[I've been
reading]
Space Brooms

This was a fun romp which can be loosely described as the goings-on of a space station janitor who happens on an extremely valuable piece of tech while he’s working. He works with some new friends to try to sell it while everyone in the universe tries to get it from him. A lot of fun ambisexual characters and settings. Some out-of-place-seeming extreme violence. Part of it takes place on the Moon. Overall a fun read and tees up a sequel pretty well.

Design is a Job

You probably know Monteiro if you are a designer or work with designers. He is a “tell it like it is” guy who is in favor of strong unions, good jobs, unlearning some of the bad stuff from design school and making a lot of angry jokes many of which are very funny. I am not a designer, but a lot of his information is pretty applicable to anyone who freelances or has to work with clients at a thing they know more about than the client. This is an update from the original edition, some new stuff, some redacted old stuff. I appreciate cheap books. Good reading.

The Ghost Fields

These Norfolk-based mysteries follow a fairly predictable formula but I’m liking them just fine. This one is about an airman from WWII who gets dug up in his plane but then it turns out he’d been shot, not crashed. A lot of “Which person from the mostly-insufferable rich family did it?” pondering while the police officer who starts out “heavily pregnant” in the beginning does, of course, have her baby at a pivotal moment. A few new characters who I suspect we’ll see again, with a bit of WWII trivia mixed in there.

The Killer Question

A mystery that has a pub quiz at or near the center of it. You’d think this would be right up my street and it mostly was, but it’s a bit of an epistolary tale, told in two general temporal “chunks” through text messages, emails, newspaper articles and transcribed audio recordings. No straight up narrative. I did not mind this, and it was an interesting story, but there was a little too much of “Oh wait these are out of sequence WHEN did that happen?” for me but otherwise a great read.

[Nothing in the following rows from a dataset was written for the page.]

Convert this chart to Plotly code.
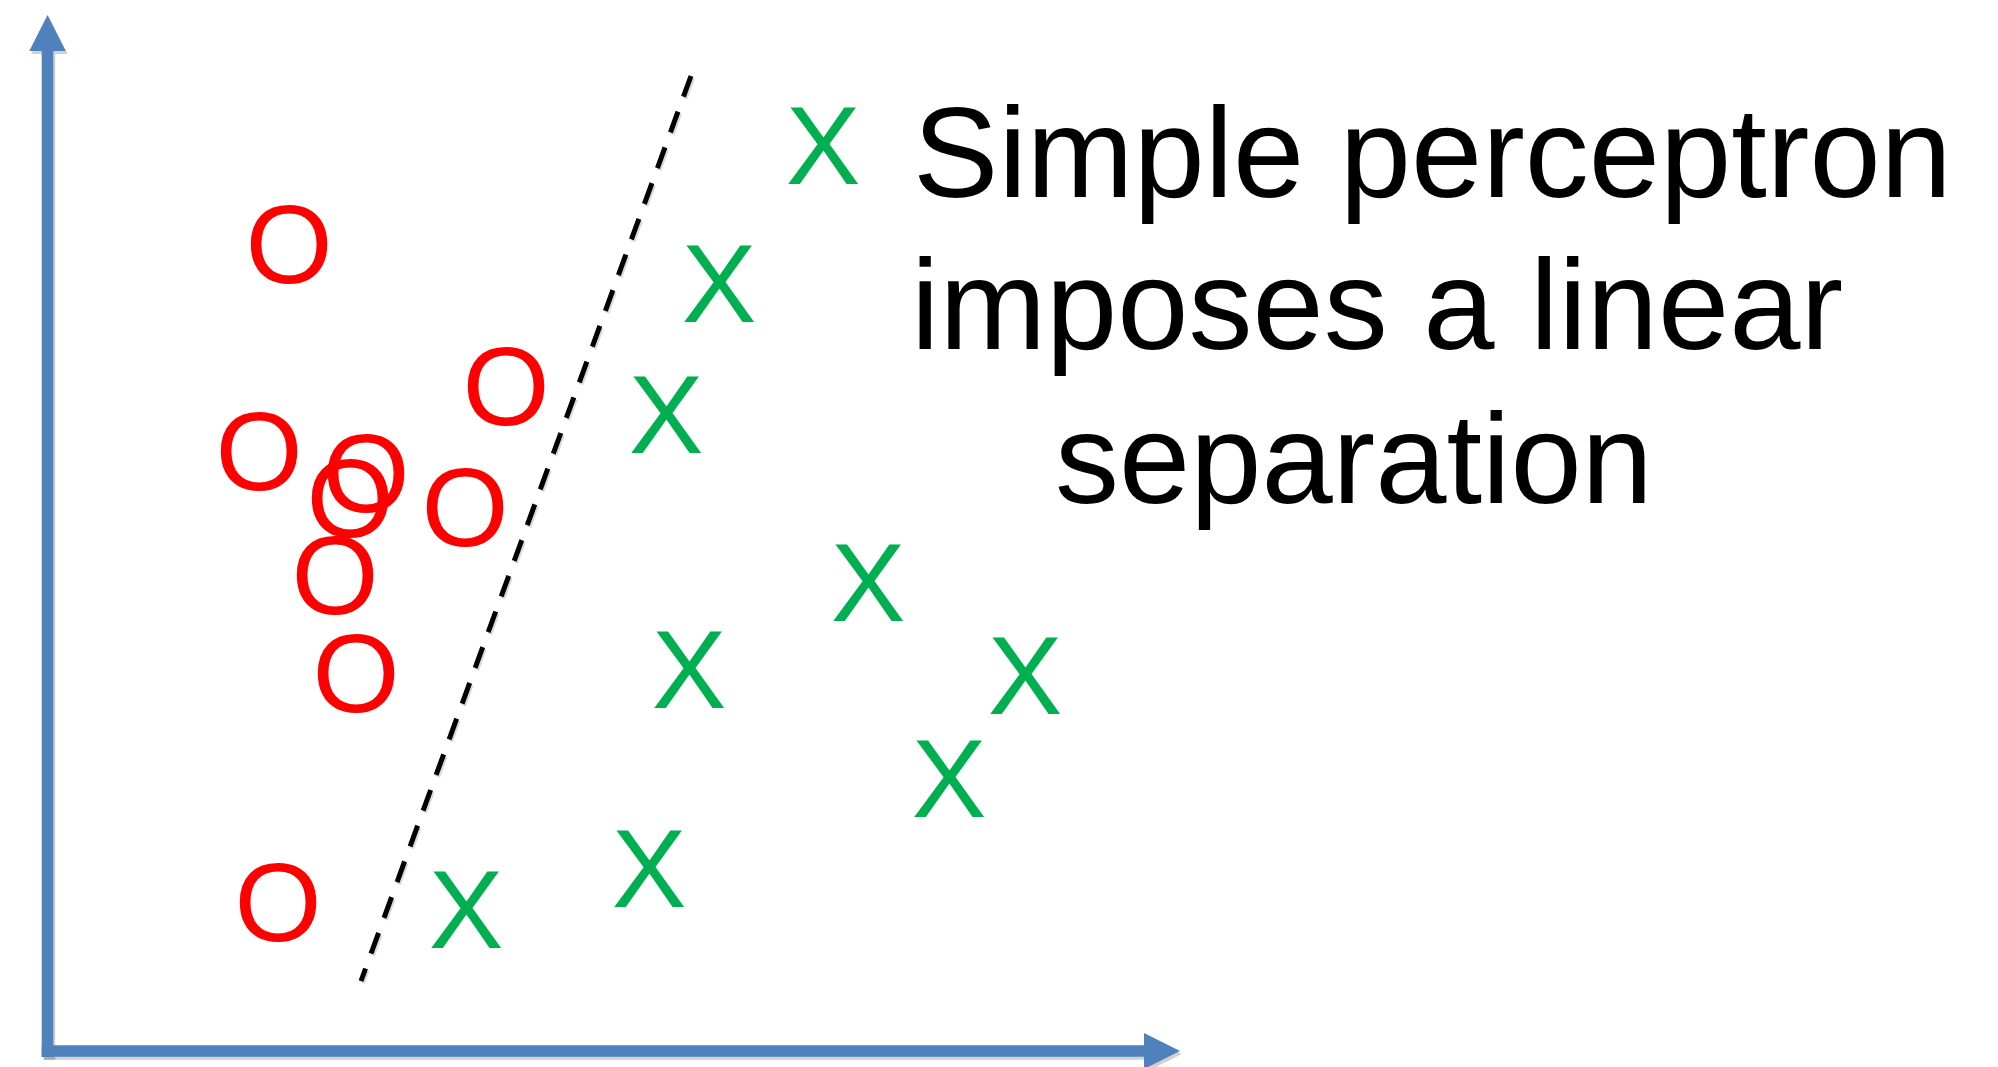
import plotly.graph_objects as go

# ---------------- data (arbitrary units, origin at the corner of the axes) ----------------
red_x = [2.42, 4.59, 2.12, 3.19, 3.03, 4.18, 2.88, 3.09, 2.31]
red_y = [8.07, 6.65, 6.00, 5.78, 5.53, 5.44, 4.76, 3.78, 1.49]
green_x = [7.76, 6.72, 6.19, 8.21, 6.42, 9.78, 9.02, 6.02, 4.19]
green_y = [9.06, 7.68, 6.37, 4.69, 3.82, 3.76, 2.73, 1.83, 1.42]
boundary_x = [6.44, 3.14]
boundary_y = [9.75, 0.70]
caption_lines = ["Simple perceptron", "imposes a linear", "separation"]

# ---------------- layout / style ----------------
W, H = 1998, 1067
X_RANGE = [-0.47, 19.51]
Y_RANGE = [-0.16, 10.51]
PX_PER_UNIT = H / (Y_RANGE[1] - Y_RANGE[0])
FONT = "Liberation Sans, Arial, sans-serif"
GLYPH_SIZE = 112
CAPTION_SIZE = 128
AXIS_BLUE = "#4F81BD"
RED = "#FF0000"
GREEN = "#00B050"
# plotly puts a 'middle center' text baseline 0.25em below the point; glyph centre sits ~0.36em above baseline
TEXT_SHIFT = 0.095 * GLYPH_SIZE / PX_PER_UNIT

fig = go.Figure()

# faint drop shadow of the dashed separator
fig.add_trace(go.Scatter(
    x=[v + 0.015 for v in boundary_x], y=[v - 0.02 for v in boundary_y], mode="lines",
    line=dict(color="rgba(0,0,0,0.15)", width=5, dash="22px,16px"),
    hoverinfo="skip", showlegend=False))

fig.add_trace(go.Scatter(
    x=boundary_x, y=boundary_y, mode="lines",
    line=dict(color="black", width=5, dash="22px,16px"),
    hoverinfo="skip", showlegend=False))

fig.add_trace(go.Scatter(
    x=red_x, y=[v - TEXT_SHIFT for v in red_y], mode="text",
    text=["O"] * len(red_x), textposition="middle center",
    textfont=dict(family=FONT, size=GLYPH_SIZE, color=RED),
    hoverinfo="skip", showlegend=False))

fig.add_trace(go.Scatter(
    x=green_x, y=[v - TEXT_SHIFT for v in green_y], mode="text",
    text=["X"] * len(green_x), textposition="middle center",
    textfont=dict(family=FONT, size=GLYPH_SIZE, color=GREEN),
    hoverinfo="skip", showlegend=False))


def arrow_y(dx=0.0, dy=0.0):
    c, sw, hw = 0.005, 0.058, 0.182
    pts = [(c - sw, -0.06), (c + sw, -0.06), (c + sw, 10.0), (c + hw, 10.0),
           (c, 10.36), (c - hw, 10.0), (c - sw, 10.0)]
    return "M " + " L ".join(f"{x + dx},{y + dy}" for x, y in pts) + " Z"


def arrow_x(dx=0.0, dy=0.0):
    sw, hw = 0.058, 0.18
    pts = [(-0.053, -sw), (10.97, -sw), (10.97, -hw), (11.33, 0.0),
           (10.97, hw), (10.97, sw), (-0.053, sw)]
    return "M " + " L ".join(f"{x + dx},{y + dy}" for x, y in pts) + " Z"


shapes = []
for fn in (arrow_y, arrow_x):
    shapes.append(dict(type="path", xref="x", yref="y", path=fn(0.02, -0.03),
                       fillcolor="rgba(0,0,0,0.18)", line=dict(width=0), layer="below"))
for fn in (arrow_y, arrow_x):
    shapes.append(dict(type="path", xref="x", yref="y", path=fn(),
                       fillcolor=AXIS_BLUE, line=dict(width=0), layer="below"))

caption_pos = [(8.64, 9.72), (8.62, 8.20), (10.06, 6.665)]
annotations = []
for (cx, cy), line in zip(caption_pos, caption_lines):
    annotations.append(dict(x=cx, y=cy, xref="x", yref="y", xanchor="left", yanchor="top",
                            text=line, showarrow=False,
                            font=dict(family=FONT, size=CAPTION_SIZE, color="black")))

fig.update_layout(
    width=W, height=H, margin=dict(l=0, r=0, t=0, b=0),
    paper_bgcolor="white", plot_bgcolor="white",
    xaxis=dict(range=X_RANGE, visible=False, showgrid=False, zeroline=False),
    yaxis=dict(range=Y_RANGE, visible=False, showgrid=False, zeroline=False),
    shapes=shapes, annotations=annotations, showlegend=False,
)

fig.write_html(
    "out.html",
    config={"displayModeBar": False, "staticPlot": True},
    post_script="document.body.style.margin='0';document.body.style.overflow='hidden';",
)
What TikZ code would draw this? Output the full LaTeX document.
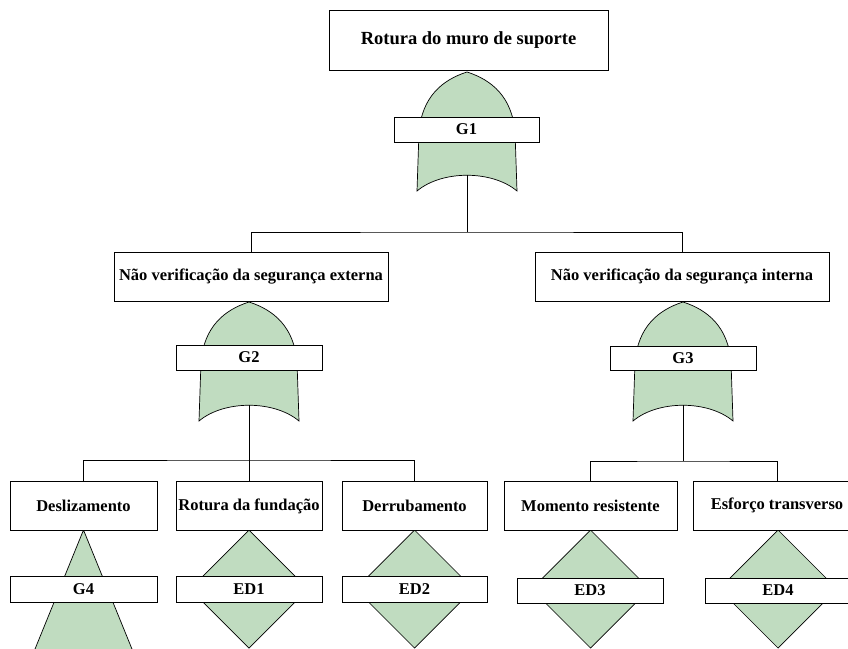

The Courage to be Disliked

A friend suggested this. I am a person who could probably stand to be more disliked (I am a pleaser, it’s not always in my best interests). This book is about Adlerian psychology seen through the eyes of Ichiro Kishimi, a noted Adlerian in Japan. It’s set up as a series of Socratic interactions between a young librarian (I know!) and an experienced psychologist. Parts of it are tedious but it does manage to get its major points across. I learned some things, had some critiques, not sure if it helped, but it was a fresh perspective.

Go Home, Ricky

What was this book even about? I did love the cover. It’s about a young wrestler on a low-end wrestling circuit who gets seriously injured and has to figure out what his life is about, washed up from the one thing he loved in his late 20s. He doesn’t know who his dad is. He copes poorly with relationships and takes the news of his girlfriend’s pregnancy and decision to have an abortion poorly. He gets along well with his mom. Each chapter is one little vignette about his life. Some are good, some are stupid. There is very little plot. Kwak is a good writer and there’s a strong voice throughout this novel, but I was hoping for more story, less character.

Hunter’s Heart Ridge

This book didn’t cohere quite as nicely as the one which preceded it. It was a very complex story about men who go to a hunting lodge, one of their party gets killed. There’s a “we’re all stuck here” snowstorm. Another member gets killed. The power goes out. That sort of thing, with a side story involving people who I knew and liked from the last book but which barely overlapped with this plot. I felt like the author has created a new series with two people who are at the center of it, but really only one was prominent in this book. I also felt like the author had a definite sense of the place she wanted the story to take place in more than she had a plot which would unfold. I like mysteries which take place in VT but this one was just okay.

Blades of Furry

I will read most graphic novels which come in to my library, most of which are YA. Which is how I wound up reading this queer, furry, paranormal ice skating story. It was really well done. The story moves along, you don’t need to know/care about skating. The characters are believable, the tension isn’t overdone. My only complaint was that I somehow overlooked at this was just “volume one” and I read 500 pages of it just to have it be “to be continued...” [Deya Muniz is a co-author on this book]

Six Centuries of Type and Printing

I am interested in the history of printing and this short and beautifully made short book was a nice little introduction to the various machines which transfer ink to paper to enable us to read it. It got a little in the weeds for me occasionally (complex descriptions of how a printing system worked which were hard for me to visualize) and there’s a LOT of vocabulary. Overall, glad I read it and Glenn was definitely the guy to write this.

The Heist of Hollow London

I really enjoyed Robson’s other book that I read and looked forward to this one. It’s a complicated future where some people are nats (natural) and others are made (i.e. cloned) and the people who are made can be bought and sold like property. Arlo and his friend Drienne go from being brand ambassadors which is a cool but also sort of vapid job, to being purchased to participate in a heist which winds up being not at all what it seems. A lot of little side stories give this novel some good depth.